**Recorded data**
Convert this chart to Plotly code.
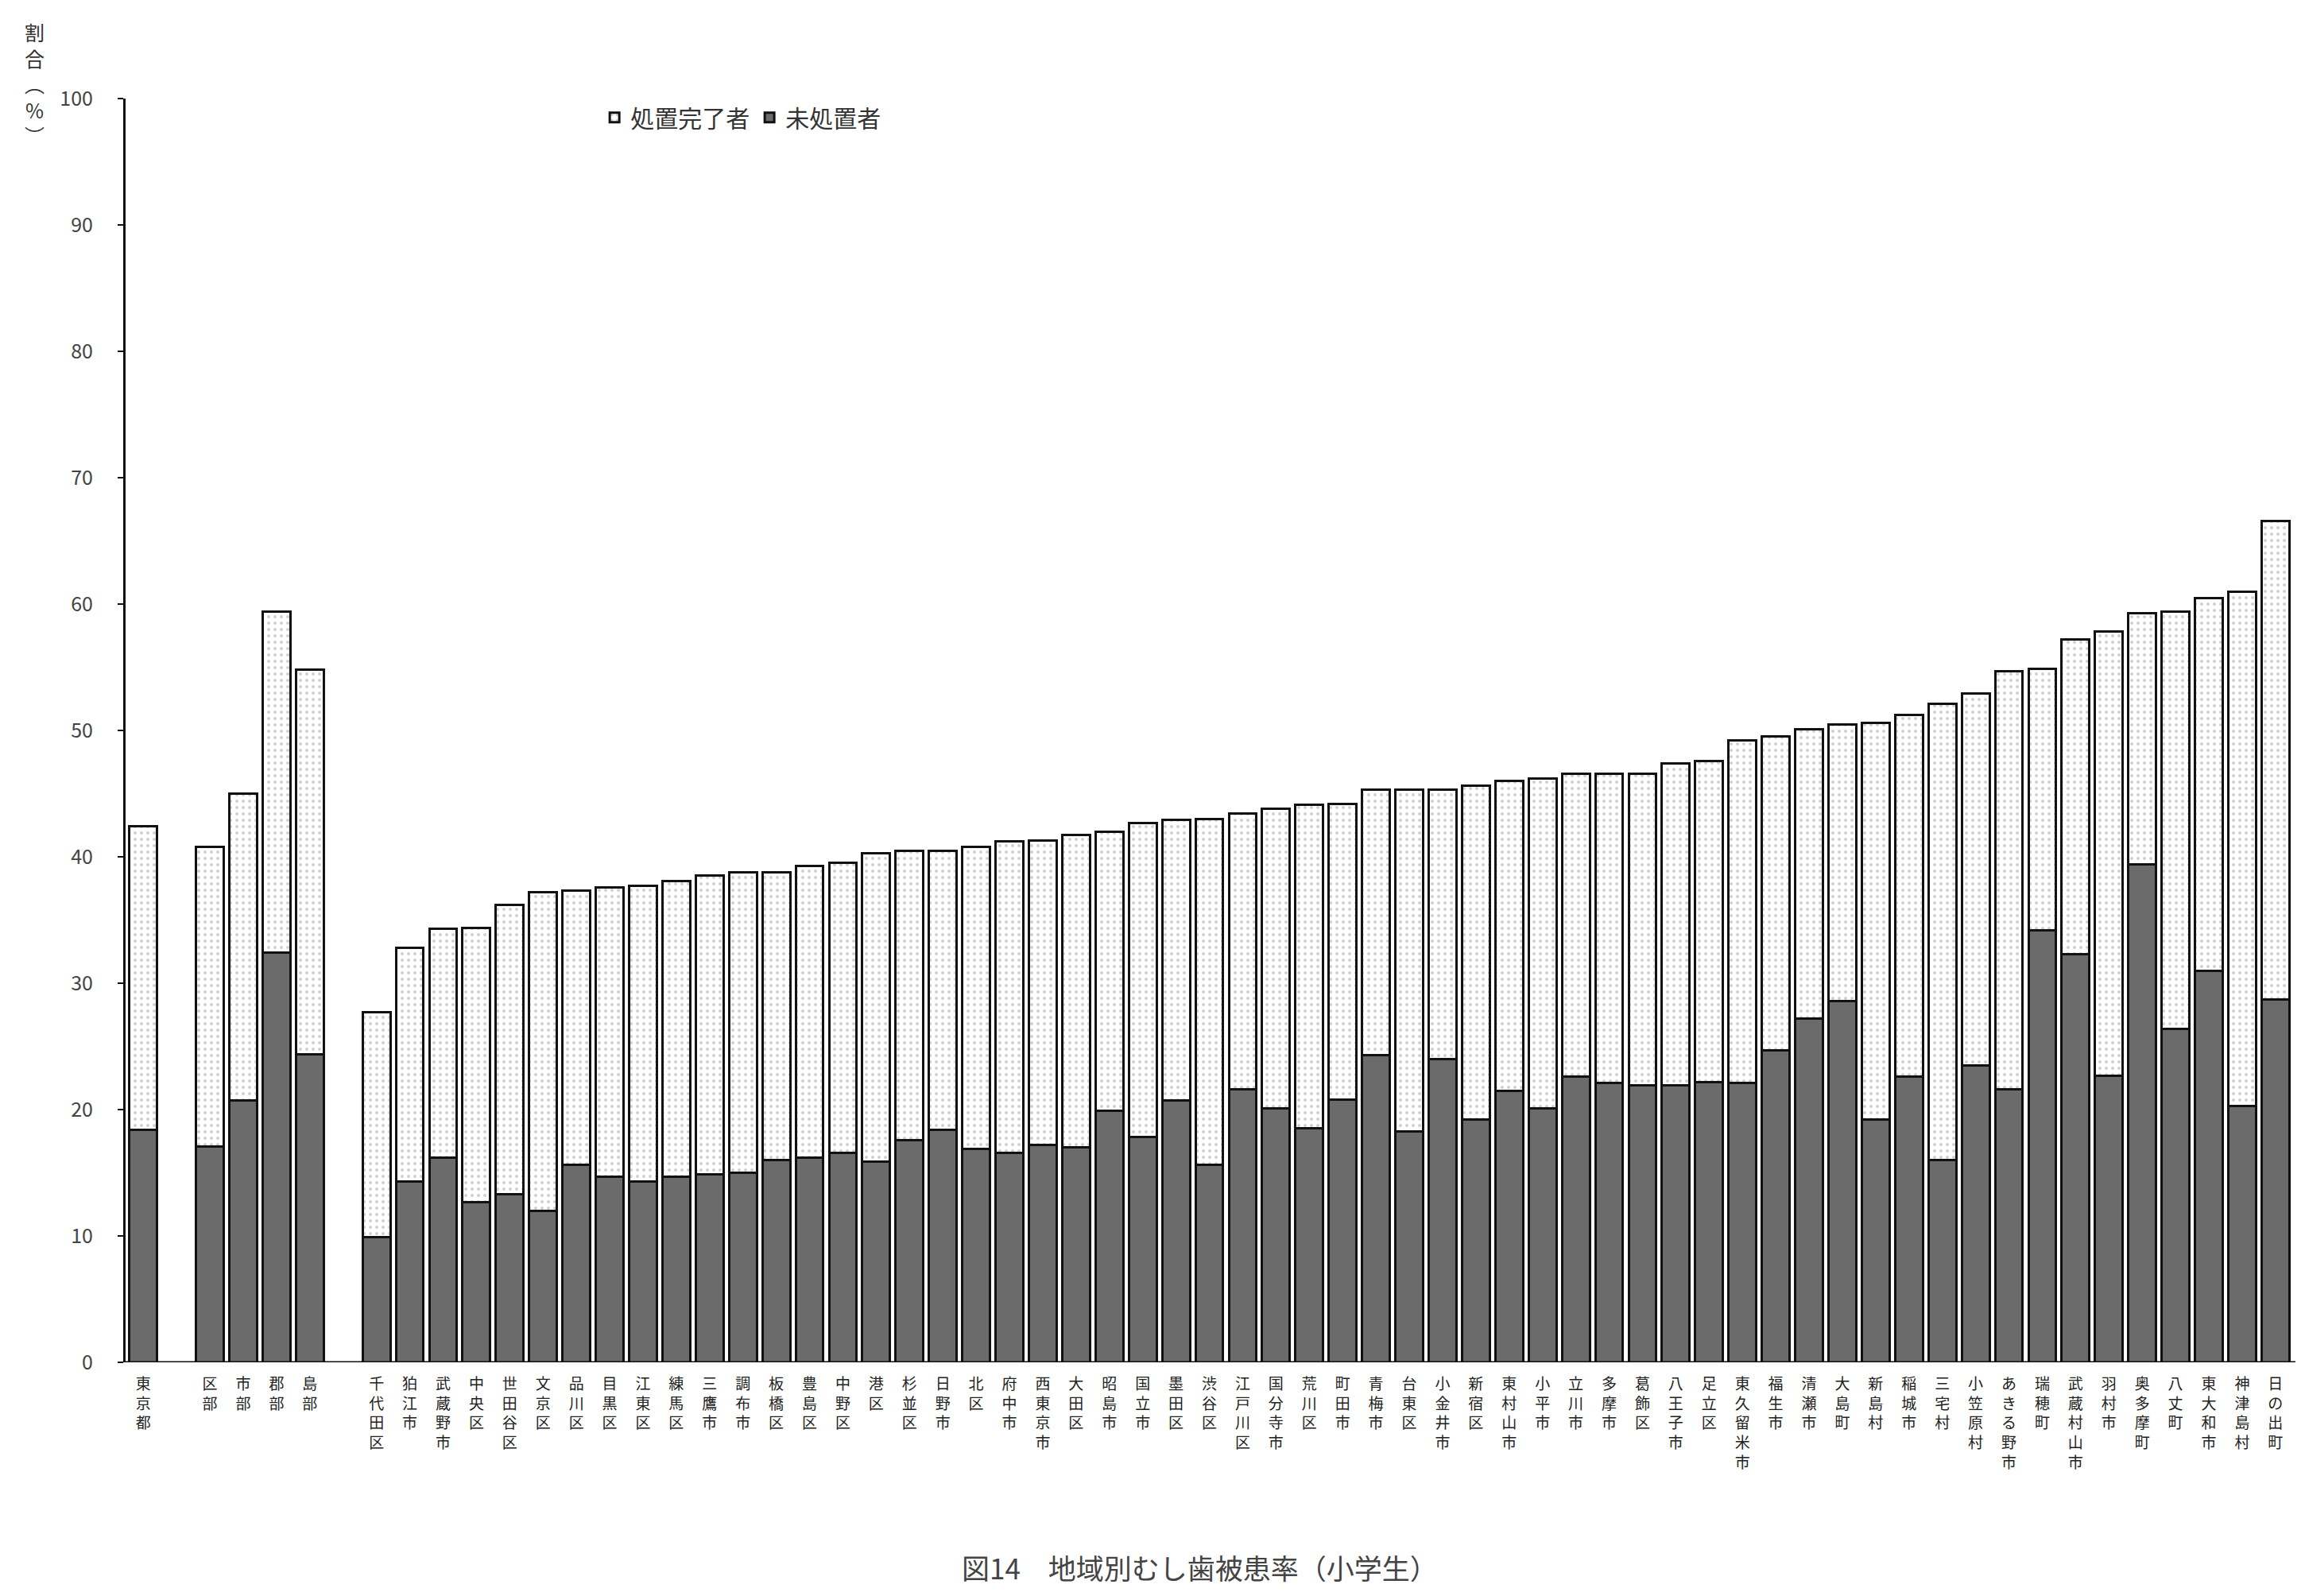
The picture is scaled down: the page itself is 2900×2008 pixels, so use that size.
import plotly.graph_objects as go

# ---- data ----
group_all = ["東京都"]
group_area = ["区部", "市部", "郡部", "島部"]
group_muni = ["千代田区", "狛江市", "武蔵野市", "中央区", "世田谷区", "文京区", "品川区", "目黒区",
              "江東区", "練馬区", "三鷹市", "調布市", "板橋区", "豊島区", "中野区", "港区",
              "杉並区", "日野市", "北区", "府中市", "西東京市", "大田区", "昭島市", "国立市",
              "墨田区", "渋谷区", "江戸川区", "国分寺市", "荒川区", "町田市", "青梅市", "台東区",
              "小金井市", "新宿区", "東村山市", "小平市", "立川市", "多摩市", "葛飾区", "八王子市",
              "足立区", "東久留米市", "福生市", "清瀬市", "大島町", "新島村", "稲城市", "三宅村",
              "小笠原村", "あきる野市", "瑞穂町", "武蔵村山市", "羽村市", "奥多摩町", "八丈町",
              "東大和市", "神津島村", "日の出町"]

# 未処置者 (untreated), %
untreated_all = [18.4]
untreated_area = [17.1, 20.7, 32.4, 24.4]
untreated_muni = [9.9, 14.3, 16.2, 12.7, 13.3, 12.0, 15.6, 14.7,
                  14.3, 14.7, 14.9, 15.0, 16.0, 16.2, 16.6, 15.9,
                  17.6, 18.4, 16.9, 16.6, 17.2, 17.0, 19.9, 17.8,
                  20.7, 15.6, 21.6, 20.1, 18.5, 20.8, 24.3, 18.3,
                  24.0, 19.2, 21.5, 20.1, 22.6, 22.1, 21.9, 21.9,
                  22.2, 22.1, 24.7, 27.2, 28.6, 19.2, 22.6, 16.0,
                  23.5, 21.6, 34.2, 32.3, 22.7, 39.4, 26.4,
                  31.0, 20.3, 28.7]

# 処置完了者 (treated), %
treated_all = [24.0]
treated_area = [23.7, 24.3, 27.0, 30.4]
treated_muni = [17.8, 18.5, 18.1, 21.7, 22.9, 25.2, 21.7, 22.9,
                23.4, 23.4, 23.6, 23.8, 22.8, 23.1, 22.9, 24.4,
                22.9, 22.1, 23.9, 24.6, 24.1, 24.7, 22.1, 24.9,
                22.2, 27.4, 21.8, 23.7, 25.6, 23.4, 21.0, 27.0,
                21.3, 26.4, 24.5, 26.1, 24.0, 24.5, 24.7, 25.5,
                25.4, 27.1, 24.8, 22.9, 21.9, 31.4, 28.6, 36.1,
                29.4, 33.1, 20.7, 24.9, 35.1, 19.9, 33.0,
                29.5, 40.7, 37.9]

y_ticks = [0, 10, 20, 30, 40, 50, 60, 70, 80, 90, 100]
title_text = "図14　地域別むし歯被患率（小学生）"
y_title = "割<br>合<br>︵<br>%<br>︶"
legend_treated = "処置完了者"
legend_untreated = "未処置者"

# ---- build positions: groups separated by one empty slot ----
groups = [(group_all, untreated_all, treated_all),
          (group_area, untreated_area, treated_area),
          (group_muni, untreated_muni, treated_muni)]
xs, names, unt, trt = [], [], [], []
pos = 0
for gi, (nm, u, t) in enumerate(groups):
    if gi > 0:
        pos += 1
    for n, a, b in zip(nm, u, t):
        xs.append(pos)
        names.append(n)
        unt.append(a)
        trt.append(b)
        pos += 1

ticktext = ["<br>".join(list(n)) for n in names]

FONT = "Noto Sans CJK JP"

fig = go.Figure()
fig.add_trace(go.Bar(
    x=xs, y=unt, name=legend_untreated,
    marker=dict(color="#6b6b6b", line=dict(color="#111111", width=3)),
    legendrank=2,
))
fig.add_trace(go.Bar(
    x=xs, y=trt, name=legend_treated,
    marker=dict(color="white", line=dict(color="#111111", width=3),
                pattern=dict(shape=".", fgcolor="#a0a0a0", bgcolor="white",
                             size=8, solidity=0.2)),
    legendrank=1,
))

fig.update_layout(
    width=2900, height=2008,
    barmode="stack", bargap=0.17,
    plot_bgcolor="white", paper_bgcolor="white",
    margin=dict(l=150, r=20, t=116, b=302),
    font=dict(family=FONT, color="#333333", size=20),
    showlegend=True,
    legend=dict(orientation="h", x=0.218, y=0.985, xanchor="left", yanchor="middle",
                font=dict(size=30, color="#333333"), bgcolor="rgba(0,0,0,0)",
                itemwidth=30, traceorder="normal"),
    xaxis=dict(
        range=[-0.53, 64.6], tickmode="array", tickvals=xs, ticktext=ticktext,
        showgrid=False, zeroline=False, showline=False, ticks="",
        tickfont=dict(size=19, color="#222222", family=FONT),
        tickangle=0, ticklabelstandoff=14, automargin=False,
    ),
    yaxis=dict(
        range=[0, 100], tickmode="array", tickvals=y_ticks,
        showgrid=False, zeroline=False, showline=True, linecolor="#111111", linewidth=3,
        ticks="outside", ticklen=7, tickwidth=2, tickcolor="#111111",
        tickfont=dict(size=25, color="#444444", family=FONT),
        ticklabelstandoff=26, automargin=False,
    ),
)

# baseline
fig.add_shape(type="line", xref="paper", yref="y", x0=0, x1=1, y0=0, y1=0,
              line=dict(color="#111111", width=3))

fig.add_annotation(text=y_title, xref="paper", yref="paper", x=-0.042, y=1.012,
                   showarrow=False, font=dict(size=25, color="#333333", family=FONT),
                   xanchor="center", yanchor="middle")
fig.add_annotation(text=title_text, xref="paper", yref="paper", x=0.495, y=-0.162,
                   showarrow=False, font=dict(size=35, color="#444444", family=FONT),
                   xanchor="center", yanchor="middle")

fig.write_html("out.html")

**Exercise objective**
Print the lines from the line containing "The picture is" to the line containing "import plotly.graph_objects as go", both ends included, exactly and with nothing added.

**Complete output**
The picture is scaled down: the page itself is 2900×2008 pixels, so use that size.
import plotly.graph_objects as go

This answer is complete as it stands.